⟨

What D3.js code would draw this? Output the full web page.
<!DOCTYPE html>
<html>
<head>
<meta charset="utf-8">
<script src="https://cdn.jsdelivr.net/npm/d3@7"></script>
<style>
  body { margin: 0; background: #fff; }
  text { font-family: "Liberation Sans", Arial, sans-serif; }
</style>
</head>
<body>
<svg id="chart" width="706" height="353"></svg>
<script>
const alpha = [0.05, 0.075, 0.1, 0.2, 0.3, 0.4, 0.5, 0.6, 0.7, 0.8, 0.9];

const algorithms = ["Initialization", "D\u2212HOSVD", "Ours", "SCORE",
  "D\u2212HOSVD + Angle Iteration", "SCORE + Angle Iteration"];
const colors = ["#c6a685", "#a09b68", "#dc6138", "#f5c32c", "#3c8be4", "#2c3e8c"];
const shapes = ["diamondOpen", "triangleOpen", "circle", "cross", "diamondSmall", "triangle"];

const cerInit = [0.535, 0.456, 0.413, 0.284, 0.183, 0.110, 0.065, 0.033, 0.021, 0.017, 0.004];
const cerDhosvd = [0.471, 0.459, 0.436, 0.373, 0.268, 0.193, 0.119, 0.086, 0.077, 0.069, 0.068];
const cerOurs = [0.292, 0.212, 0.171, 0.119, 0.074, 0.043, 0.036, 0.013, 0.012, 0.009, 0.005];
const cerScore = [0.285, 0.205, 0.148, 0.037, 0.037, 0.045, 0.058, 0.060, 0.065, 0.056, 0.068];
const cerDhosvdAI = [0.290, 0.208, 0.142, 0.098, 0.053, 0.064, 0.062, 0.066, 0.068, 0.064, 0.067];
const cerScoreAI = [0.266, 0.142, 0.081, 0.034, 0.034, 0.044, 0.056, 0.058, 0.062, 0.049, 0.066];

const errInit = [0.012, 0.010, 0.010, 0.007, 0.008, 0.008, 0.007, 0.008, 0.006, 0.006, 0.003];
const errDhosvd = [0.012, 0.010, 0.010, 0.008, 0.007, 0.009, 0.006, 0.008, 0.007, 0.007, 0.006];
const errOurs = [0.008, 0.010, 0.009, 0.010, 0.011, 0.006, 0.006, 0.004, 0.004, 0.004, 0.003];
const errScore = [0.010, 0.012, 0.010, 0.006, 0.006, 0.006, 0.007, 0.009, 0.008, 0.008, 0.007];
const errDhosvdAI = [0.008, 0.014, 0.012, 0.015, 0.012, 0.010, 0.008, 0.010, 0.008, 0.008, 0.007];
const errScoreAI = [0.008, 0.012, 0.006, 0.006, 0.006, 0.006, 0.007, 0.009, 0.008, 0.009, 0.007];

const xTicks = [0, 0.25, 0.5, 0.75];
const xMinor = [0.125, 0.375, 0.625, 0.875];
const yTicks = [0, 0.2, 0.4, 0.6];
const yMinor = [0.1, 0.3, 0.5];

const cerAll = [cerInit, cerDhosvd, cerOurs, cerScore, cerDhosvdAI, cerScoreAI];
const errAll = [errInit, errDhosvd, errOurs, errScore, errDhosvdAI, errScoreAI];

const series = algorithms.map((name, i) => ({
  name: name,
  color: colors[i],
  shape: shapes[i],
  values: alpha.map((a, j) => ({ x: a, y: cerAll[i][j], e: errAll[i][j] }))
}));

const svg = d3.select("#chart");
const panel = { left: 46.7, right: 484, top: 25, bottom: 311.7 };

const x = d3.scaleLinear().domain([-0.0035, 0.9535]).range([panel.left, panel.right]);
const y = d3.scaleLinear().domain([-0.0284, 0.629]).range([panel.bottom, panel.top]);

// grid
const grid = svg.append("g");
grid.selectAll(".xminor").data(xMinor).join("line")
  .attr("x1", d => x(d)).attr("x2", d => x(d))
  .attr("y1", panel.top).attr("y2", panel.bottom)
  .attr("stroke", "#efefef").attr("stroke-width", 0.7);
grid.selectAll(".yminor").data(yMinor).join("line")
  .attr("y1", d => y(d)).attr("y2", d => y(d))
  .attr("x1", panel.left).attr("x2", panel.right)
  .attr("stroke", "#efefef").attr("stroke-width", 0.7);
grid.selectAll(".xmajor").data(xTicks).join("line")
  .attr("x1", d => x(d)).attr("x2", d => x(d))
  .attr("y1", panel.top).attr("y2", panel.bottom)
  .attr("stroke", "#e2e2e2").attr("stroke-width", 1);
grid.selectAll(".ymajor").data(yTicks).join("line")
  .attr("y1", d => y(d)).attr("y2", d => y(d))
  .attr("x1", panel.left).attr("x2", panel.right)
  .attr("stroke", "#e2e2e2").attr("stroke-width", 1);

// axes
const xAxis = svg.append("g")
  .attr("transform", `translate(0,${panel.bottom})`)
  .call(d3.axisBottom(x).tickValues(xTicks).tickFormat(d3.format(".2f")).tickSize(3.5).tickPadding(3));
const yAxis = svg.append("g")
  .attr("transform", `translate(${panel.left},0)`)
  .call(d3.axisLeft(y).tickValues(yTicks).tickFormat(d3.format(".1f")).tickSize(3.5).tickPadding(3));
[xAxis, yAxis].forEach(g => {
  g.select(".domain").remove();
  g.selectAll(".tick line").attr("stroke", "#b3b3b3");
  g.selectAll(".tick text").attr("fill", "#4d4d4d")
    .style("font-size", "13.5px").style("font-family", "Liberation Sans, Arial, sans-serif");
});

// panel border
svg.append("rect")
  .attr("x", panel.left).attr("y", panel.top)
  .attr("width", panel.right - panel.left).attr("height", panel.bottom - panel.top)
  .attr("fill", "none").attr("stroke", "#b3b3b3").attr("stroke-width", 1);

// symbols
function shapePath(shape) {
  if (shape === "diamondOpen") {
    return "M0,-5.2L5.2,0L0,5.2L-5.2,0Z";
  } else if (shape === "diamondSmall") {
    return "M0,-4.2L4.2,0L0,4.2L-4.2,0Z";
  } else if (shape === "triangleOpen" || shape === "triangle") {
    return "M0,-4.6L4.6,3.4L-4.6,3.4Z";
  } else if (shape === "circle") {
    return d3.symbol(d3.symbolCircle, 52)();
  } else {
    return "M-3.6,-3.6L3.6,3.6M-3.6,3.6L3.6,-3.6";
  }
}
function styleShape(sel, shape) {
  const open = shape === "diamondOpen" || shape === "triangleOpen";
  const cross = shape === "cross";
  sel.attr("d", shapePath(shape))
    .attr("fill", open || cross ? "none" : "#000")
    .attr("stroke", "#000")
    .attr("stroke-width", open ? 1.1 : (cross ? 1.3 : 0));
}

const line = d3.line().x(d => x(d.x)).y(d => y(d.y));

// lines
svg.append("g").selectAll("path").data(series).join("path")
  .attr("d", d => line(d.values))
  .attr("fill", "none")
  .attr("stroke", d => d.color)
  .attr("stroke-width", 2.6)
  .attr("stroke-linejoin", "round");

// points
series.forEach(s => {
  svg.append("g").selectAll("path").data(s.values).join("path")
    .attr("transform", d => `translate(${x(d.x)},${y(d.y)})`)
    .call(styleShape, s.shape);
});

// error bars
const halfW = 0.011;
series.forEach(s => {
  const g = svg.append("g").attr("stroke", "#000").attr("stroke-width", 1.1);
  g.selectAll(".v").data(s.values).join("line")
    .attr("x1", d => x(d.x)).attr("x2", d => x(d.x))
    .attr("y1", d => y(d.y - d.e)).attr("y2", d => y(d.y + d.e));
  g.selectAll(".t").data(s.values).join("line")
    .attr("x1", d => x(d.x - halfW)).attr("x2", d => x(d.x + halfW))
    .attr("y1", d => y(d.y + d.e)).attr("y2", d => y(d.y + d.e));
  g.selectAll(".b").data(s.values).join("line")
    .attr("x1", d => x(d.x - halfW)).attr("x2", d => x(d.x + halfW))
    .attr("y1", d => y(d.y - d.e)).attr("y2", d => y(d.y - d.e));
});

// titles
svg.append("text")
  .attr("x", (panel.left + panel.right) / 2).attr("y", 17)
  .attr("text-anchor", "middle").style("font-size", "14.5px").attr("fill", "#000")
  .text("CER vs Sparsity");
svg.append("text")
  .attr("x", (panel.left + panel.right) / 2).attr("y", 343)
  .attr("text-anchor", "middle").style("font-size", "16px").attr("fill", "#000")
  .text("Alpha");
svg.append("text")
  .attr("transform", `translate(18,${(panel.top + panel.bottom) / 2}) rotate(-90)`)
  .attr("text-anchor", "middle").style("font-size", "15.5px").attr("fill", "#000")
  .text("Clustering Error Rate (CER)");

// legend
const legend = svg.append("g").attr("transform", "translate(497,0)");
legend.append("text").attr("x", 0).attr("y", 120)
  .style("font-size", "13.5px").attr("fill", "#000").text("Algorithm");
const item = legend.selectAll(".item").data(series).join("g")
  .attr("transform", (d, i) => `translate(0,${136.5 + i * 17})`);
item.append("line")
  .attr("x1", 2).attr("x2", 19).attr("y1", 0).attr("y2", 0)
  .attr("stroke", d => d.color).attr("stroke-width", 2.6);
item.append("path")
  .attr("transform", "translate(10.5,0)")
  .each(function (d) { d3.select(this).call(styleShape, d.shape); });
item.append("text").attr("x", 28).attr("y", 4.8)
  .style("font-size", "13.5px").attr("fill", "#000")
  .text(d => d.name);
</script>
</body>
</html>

⟩
⟨

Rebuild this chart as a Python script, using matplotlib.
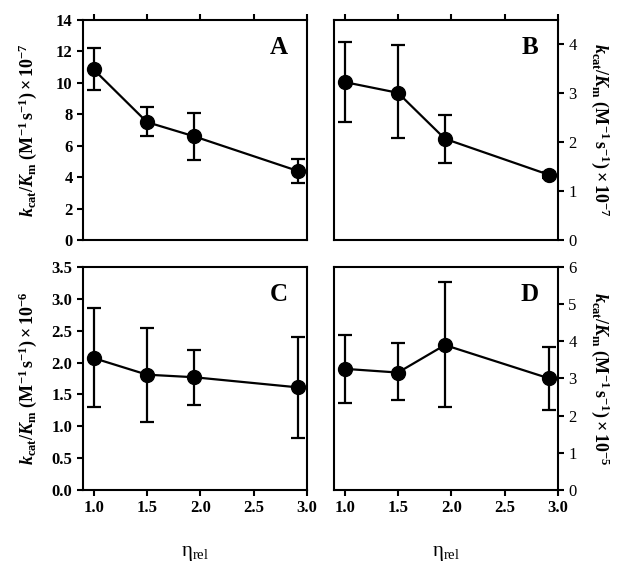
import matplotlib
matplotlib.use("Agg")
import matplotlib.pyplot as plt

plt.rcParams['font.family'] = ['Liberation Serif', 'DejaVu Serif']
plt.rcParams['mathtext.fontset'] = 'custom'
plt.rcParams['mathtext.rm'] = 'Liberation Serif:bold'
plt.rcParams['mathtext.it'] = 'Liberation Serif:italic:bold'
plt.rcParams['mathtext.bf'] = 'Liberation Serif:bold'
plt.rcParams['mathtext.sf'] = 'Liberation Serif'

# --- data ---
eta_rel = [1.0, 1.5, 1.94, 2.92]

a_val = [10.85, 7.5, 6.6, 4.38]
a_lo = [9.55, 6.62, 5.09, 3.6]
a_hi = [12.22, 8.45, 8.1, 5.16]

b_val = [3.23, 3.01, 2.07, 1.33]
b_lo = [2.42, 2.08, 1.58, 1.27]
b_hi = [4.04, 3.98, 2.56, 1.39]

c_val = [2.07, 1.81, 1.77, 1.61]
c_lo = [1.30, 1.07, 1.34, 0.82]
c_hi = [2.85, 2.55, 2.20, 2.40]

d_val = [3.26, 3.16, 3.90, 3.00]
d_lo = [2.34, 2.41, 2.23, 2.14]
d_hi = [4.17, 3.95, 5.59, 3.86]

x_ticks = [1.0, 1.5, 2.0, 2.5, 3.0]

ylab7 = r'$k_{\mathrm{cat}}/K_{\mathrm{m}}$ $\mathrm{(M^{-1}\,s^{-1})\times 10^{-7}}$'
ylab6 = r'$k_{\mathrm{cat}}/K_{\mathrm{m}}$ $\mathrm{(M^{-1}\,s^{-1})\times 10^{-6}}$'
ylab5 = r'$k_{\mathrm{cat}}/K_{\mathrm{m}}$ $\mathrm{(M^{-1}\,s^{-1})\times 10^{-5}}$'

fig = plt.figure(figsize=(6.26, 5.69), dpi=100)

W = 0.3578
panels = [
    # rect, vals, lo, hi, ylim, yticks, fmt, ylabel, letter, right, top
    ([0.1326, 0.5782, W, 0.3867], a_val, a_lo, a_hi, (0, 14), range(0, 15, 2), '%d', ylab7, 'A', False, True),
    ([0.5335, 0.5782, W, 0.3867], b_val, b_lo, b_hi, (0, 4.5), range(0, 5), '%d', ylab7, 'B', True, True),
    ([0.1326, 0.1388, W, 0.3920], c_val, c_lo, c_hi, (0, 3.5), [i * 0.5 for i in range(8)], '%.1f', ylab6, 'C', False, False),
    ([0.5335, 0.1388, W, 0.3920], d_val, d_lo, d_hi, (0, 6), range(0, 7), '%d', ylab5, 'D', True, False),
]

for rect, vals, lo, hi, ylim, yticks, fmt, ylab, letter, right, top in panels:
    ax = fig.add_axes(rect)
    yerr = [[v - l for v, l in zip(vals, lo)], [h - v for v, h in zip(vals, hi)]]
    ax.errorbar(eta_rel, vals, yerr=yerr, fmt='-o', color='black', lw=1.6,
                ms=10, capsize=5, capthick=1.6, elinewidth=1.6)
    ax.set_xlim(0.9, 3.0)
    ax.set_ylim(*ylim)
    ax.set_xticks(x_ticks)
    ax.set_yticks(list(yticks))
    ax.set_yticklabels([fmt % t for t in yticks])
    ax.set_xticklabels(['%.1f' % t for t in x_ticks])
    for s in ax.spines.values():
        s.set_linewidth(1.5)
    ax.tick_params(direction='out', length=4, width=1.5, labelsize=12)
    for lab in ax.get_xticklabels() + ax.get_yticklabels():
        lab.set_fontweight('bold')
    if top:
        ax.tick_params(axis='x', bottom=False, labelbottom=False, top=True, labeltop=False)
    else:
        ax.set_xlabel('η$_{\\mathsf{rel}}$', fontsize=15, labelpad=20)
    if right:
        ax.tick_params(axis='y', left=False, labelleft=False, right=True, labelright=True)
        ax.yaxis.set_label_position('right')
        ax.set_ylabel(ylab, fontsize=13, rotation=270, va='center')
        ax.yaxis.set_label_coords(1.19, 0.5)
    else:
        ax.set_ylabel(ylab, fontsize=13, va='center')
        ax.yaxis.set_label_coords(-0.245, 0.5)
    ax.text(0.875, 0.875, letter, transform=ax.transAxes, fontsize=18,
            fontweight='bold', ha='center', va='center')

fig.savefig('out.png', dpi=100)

⟩
⟨

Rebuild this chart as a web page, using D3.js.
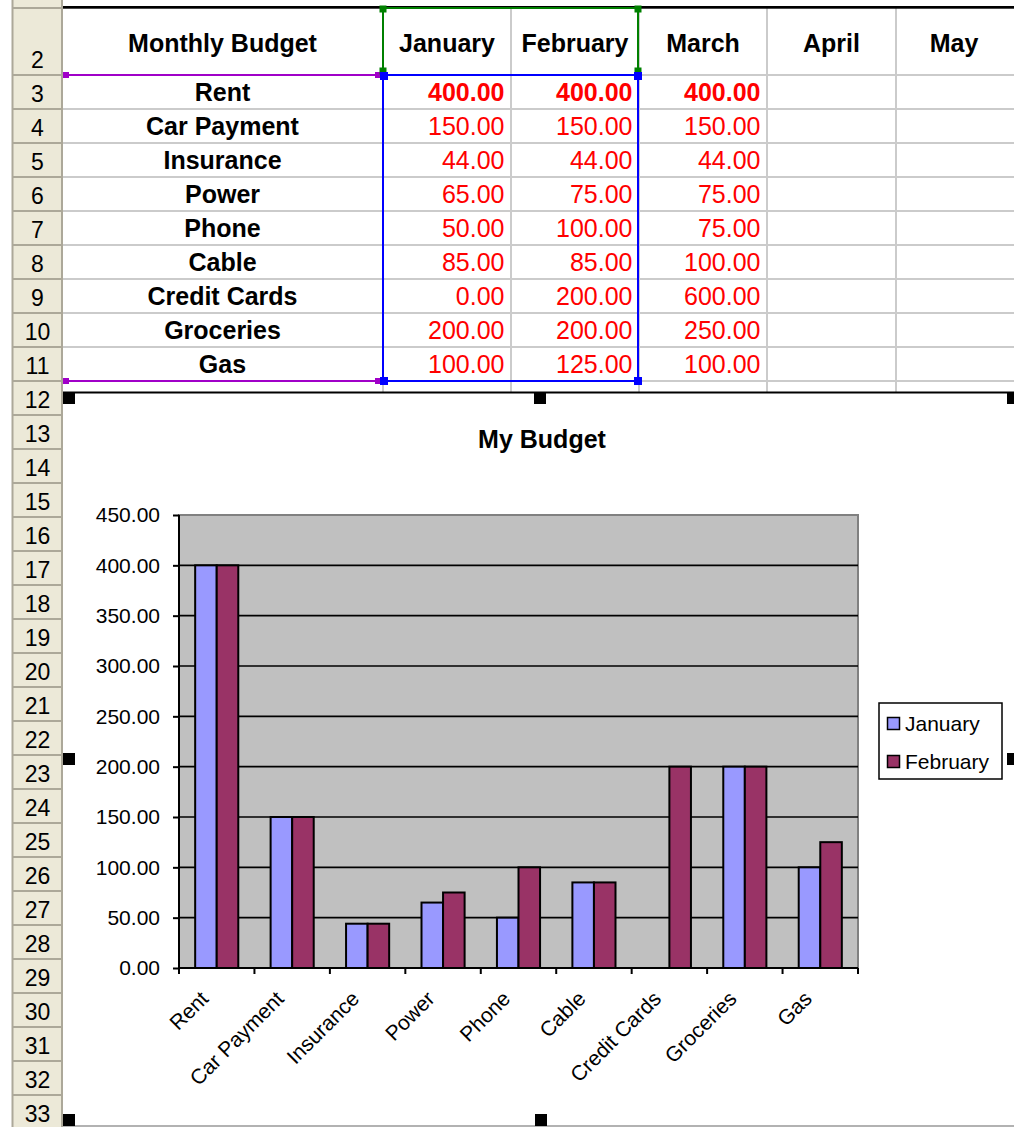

⟩

Transcribe, exactly as written, the lines starting at the one with "Rebuild this chart as a Python" and ending at the one with "import matplotlib.pyplot as plt", and nothing more. Pictures are not part of the copy.

Rebuild this chart as a Python script, using matplotlib.
import matplotlib
matplotlib.use("Agg")
import matplotlib.pyplot as plt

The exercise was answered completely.